Sunday, February 24, 2013

Writers on writing - Jones, Montgomery, Lake, Tullis, Lamott & Gilbert

I frequently post about writers on writing and there's been a few recent compelling pieces about writing from three different sources to note here.

The first was "Getting the Story: A roundtable discussion", an e-mail discussion from the magazine Creative Nonfiction moderated by Matt Tullis with writers Ben Montgomery, Thomas LakeChris Jones. Topics covered all dealt with nonfiction writing and while the entire piece had some great content to it, below are some of the notions that stood out the most to me:

From Tullis on whether creative nonfiction and journalism operate on different ends of the nonfiction writing spectrum...

"Some of the best creative nonfiction I've read over the last five years was actually journalism, and by that, I mean stories written about the lives of other people, reported by people who know how to report and synthesize what they have reported, then craft a story that captures a place, a time, a person—sometimes all three—to give readers an experience they won’t soon forget, one that reaches truths which fiction and memoir strive for but often fail to reach."

From Montgomery on the question of whether the right term for this type of writing is "creative nonfiction" or something like "narrative journalism"...

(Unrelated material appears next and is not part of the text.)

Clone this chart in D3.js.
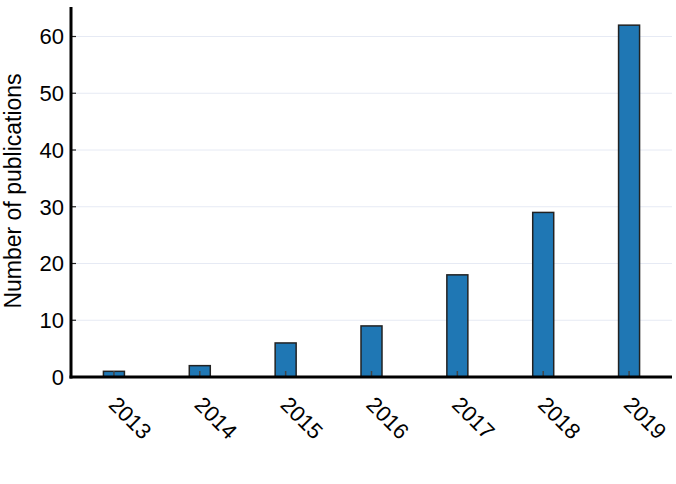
<!DOCTYPE html>
<html><head><meta charset="utf-8">
<script src="https://cdn.jsdelivr.net/npm/d3@7"></script>
<style>body{margin:0;background:#fff}svg{display:block}text{font-family:"Liberation Sans",Arial,sans-serif}</style>
</head><body><svg id="c" width="676" height="484"></svg>
<script>
const years = ["2013","2014","2015","2016","2017","2018","2019"];
const publications = [1, 2, 6, 9, 18, 29, 62];
const yTicks = [0, 10, 20, 30, 40, 50, 60];

const svg = d3.select("#c");
const m = {l:71, r:672, t:7, b:377};
const x = d3.scaleBand().domain(years).range([m.l, m.r]).paddingInner(0).paddingOuter(0);
const y = d3.scaleLinear().domain([0, 65.2]).range([m.b, m.t]);

// gridlines
svg.append("g").selectAll("line").data(yTicks.filter(d=>d>0)).join("line")
  .attr("x1", m.l).attr("x2", m.r).attr("y1", d=>y(d)).attr("y2", d=>y(d))
  .attr("stroke", "#e6eaf4").attr("stroke-width", 1);

// bars
const bw = 21;
svg.append("g").selectAll("rect").data(publications).join("rect")
  .attr("x", (d,i)=>x(years[i]) + x.bandwidth()/2 - bw/2)
  .attr("y", d=>y(d))
  .attr("width", bw)
  .attr("height", d=>y(0)-y(d))
  .attr("fill", "#1f77b4").attr("stroke", "#222").attr("stroke-width", 1.5);

// x ticks (inside)
svg.append("g").selectAll("line").data(years).join("line")
  .attr("x1", d=>x(d)+x.bandwidth()/2).attr("x2", d=>x(d)+x.bandwidth()/2)
  .attr("y1", m.b).attr("y2", m.b-6).attr("stroke", "#444").attr("stroke-width", 1.5);

// y ticks (inside)
svg.append("g").selectAll("line").data(yTicks).join("line")
  .attr("x1", m.l).attr("x2", m.l+5).attr("y1", d=>y(d)).attr("y2", d=>y(d))
  .attr("stroke", "#222").attr("stroke-width", 1.2);

// axes lines
svg.append("line").attr("x1", m.l).attr("x2", m.l).attr("y1", m.t).attr("y2", m.b+1.5)
  .attr("stroke", "#000").attr("stroke-width", 3);
svg.append("line").attr("x1", m.l-1.5).attr("x2", m.r).attr("y1", m.b).attr("y2", m.b)
  .attr("stroke", "#000").attr("stroke-width", 3);

// y tick labels
svg.append("g").selectAll("text").data(yTicks).join("text")
  .attr("x", m.l-7).attr("y", d=>y(d)).attr("dy", "0.36em")
  .attr("text-anchor", "end").attr("font-size", 22).attr("fill", "#000")
  .text(d=>d);

// x tick labels rotated
svg.append("g").selectAll("text").data(years).join("text")
  .attr("transform", d=>`translate(${x(d)+x.bandwidth()/2-6.5},${m.b+29}) rotate(45)`)
  .attr("text-anchor", "start").attr("font-size", 22).attr("fill", "#000")
  .text(d=>d);

// y label
svg.append("text").attr("transform", `translate(21,191) rotate(-90)`)
  .attr("text-anchor", "middle").attr("font-size", 23).attr("fill", "#000")
  .text("Number of publications");
</script></body></html>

"I’m not really concerned with how we categorize it or what we call it. Seems like there’s a new name for it every year. In the end, it’s a stack of facts and reported detail and dialogue ordered to give life to a story. It’s journalism. Narrative journalism seems redundant."

From Jones on the import & process of reporting...

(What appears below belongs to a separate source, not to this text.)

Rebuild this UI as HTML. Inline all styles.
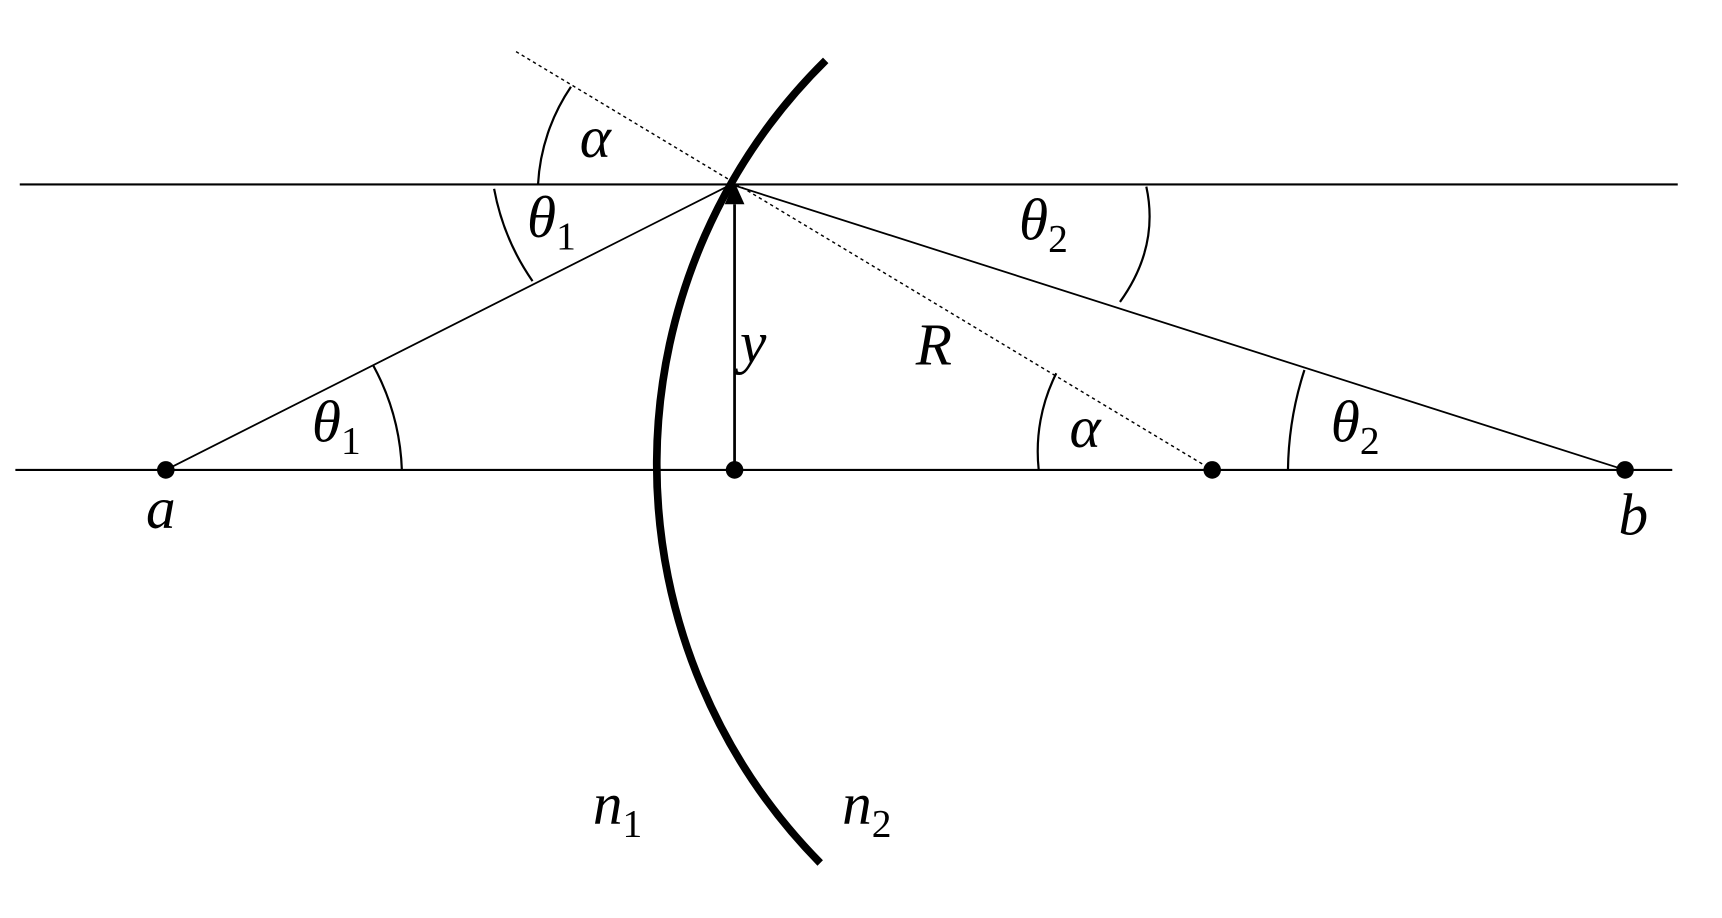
<!DOCTYPE html>
<html><head><meta charset="utf-8"><style>
html,body{margin:0;padding:0;background:#fff;}
svg{display:block;}
text{font-family:"Liberation Serif","Times New Roman",serif;font-style:italic;fill:#000;}
</style></head><body>
<svg width="1722" height="918" viewBox="0 0 1568.3 836.1" preserveAspectRatio="none" xmlns="http://www.w3.org/2000/svg">
<g stroke="#000" fill="none">
<line x1="18" y1="168" x2="1528" y2="168" stroke-width="2"/>
<line x1="14" y1="428" x2="1523" y2="428" stroke-width="2"/>
<line x1="151" y1="428" x2="666" y2="168" stroke-width="1.6"/>
<line x1="666" y1="168" x2="1480" y2="428" stroke-width="1.6"/>
<line x1="470" y1="47" x2="1104" y2="428" stroke-width="1.3" stroke-dasharray="3,3"/>
<path d="M752 55 A517 517 0 0 0 747 786" stroke-width="7"/>
<line x1="669" y1="428" x2="669" y2="186" stroke-width="2.5"/>
<path d="M490 168 A175 175 0 0 1 520 79" stroke-width="2"/>
<path d="M450 172 A216 216 0 0 0 485 256" stroke-width="2"/>
<path d="M366 428 A215 215 0 0 0 340 333" stroke-width="2"/>
<path d="M1044 170 Q1056 225 1020 275" stroke-width="2"/>
<path d="M946 428 A158 158 0 0 1 962 340" stroke-width="2"/>
<path d="M1173 428 A307 307 0 0 1 1188 337" stroke-width="2"/>
</g>
<polygon points="669,166 660,186 678,186" fill="#000"/>
<g fill="#000">
<circle cx="151" cy="428" r="8"/>
<circle cx="669" cy="428" r="8"/>
<circle cx="1104" cy="428" r="8"/>
<circle cx="1480" cy="428" r="8"/>
</g>
<g font-size="54" font-family="Liberation Serif, serif">
<text x="528" y="143">α</text>
<text x="480" y="216">θ<tspan font-style="normal" font-size="36" dy="11">1</tspan></text>
<text x="928" y="218">θ<tspan font-style="normal" font-size="36" dy="11">2</tspan></text>
<text x="674" y="330">y</text>
<text x="834" y="332">R</text>
<text x="284" y="402">θ<tspan font-style="normal" font-size="36" dy="11">1</tspan></text>
<text x="974" y="407">α</text>
<text x="1212" y="402">θ<tspan font-style="normal" font-size="36" dy="11">2</tspan></text>
<text x="133" y="481">a</text>
<text x="1474" y="487">b</text>
<text x="540" y="750">n<tspan font-style="normal" font-size="36" dy="12">1</tspan></text>
<text x="767" y="750">n<tspan font-style="normal" font-size="36" dy="12">2</tspan></text>
</g>
</svg>
</body></html>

"True nonfiction, the sort of nonfiction that might last and has a chance to matter, is built on a foundation of reporting. And not just a little reporting. Whenever anyone asks me what I do, or whenever I have to fill out a form that asks for my profession, I usually answer “reporter.” A writer can be any number of things. A reporter can be only one thing: a finder of facts. That’s what I love most about my job, that’s what I think I’m best at, and that’s what I most want to be. I want people to read my stuff and think, That guy’s a reporter."

"Reporting really is a two-step process: find your sources, and then mine your sources for material. I usually try to make a list of the people I want to talk to. That list will change because it’s useful to ask the people you talk to who they might talk to if they were writing the story, and they will give you names that you've never heard before. And then I talk to people, a lot."

From Lake on when to stop reporting...

"When you see the story in your mind, from beginning to middle to end, and you can write down that structure on a blank white sheet of paper and there are no gaping holes. I should clarify: This does not actually mean you stop reporting. What it means is you can start writing. But you keep reporting as you write because the act of writing reveals these little pinholes in the reporting, these places where you don’t know quite as much as you should. So you keep making phone calls right up to the end. You solidify, you deepen, you seal all the leaks. You may never actually be done until the thing shows up in print."

From Jones on writing a story...

"I usually have a rolling Word document filled with contacts and ideas and sentences that have popped into my head. I don’t outline, but like Ben, I write from memory first. I don’t go back to all that stuff until after I have a first draft. Then, I go back and correct my mistakes and find plaster for the holes. Otherwise, I get too bound up, reading back over everything. I want my story to feel natural, not constructed, if that makes sense."

Excellent content from this piece for Creative Nonfiction Magazine and another interesting piece on the subject of writing was from Gretchen Rubin who wrote the self-help bestseller The Happiness Project. On her Happiness Project blog Rubin posted "14 Writing Tips from Anne Lamott" with wisdom from Lamott's book Bird by Bird: Some Instructions on Writing and Life. The tips from Lamott that Rubin passes along are very solid and reminded me of reading and reviewing Bird by Bird last year.

Final piece on writing to note here was from Elizabeth Gilbert, bestselling author of Eat, Pray, Love, with her essay for the website Bookish. Gilbert offers a response to novelist Philip Roth who spoke of how writing an "awfulish field" to work in. Roth is a renowned author of many books, including The Plot Against America that I enjoyed quite a bit, and it's certainly his prerogative to be down on the field of writing, but was also interesting to read Gilbert's thoughts in support of writing as a profession. The part that struck me the most was the following...

"Writing is a voluntary act. Becoming a novelist, then, is not some sort of dreadful Mayan curse, or dark martyrdom that only a chosen few can withstand for the betterment of humanity. Writing is just a thing. It is a lovely thing, mind you, and it personally means the entire world to me, but I still recognize that it is just a thing. It is a thing that you can choose to pursue with your life because it excites you, or because you have a flair for it, or because it seems more rewarding than toiling away in an office. Sometimes it even works. Not always, but sometimes. If you're lucky, you might be able to make a small living out of this thing. If you're exceedingly lucky, other people might come to appreciate your gifts. If you are phenomenally lucky, you might become lionized in your own lifetime, like the great Philip Roth himself."

Some really great material on writing and the producing of it from these three sources.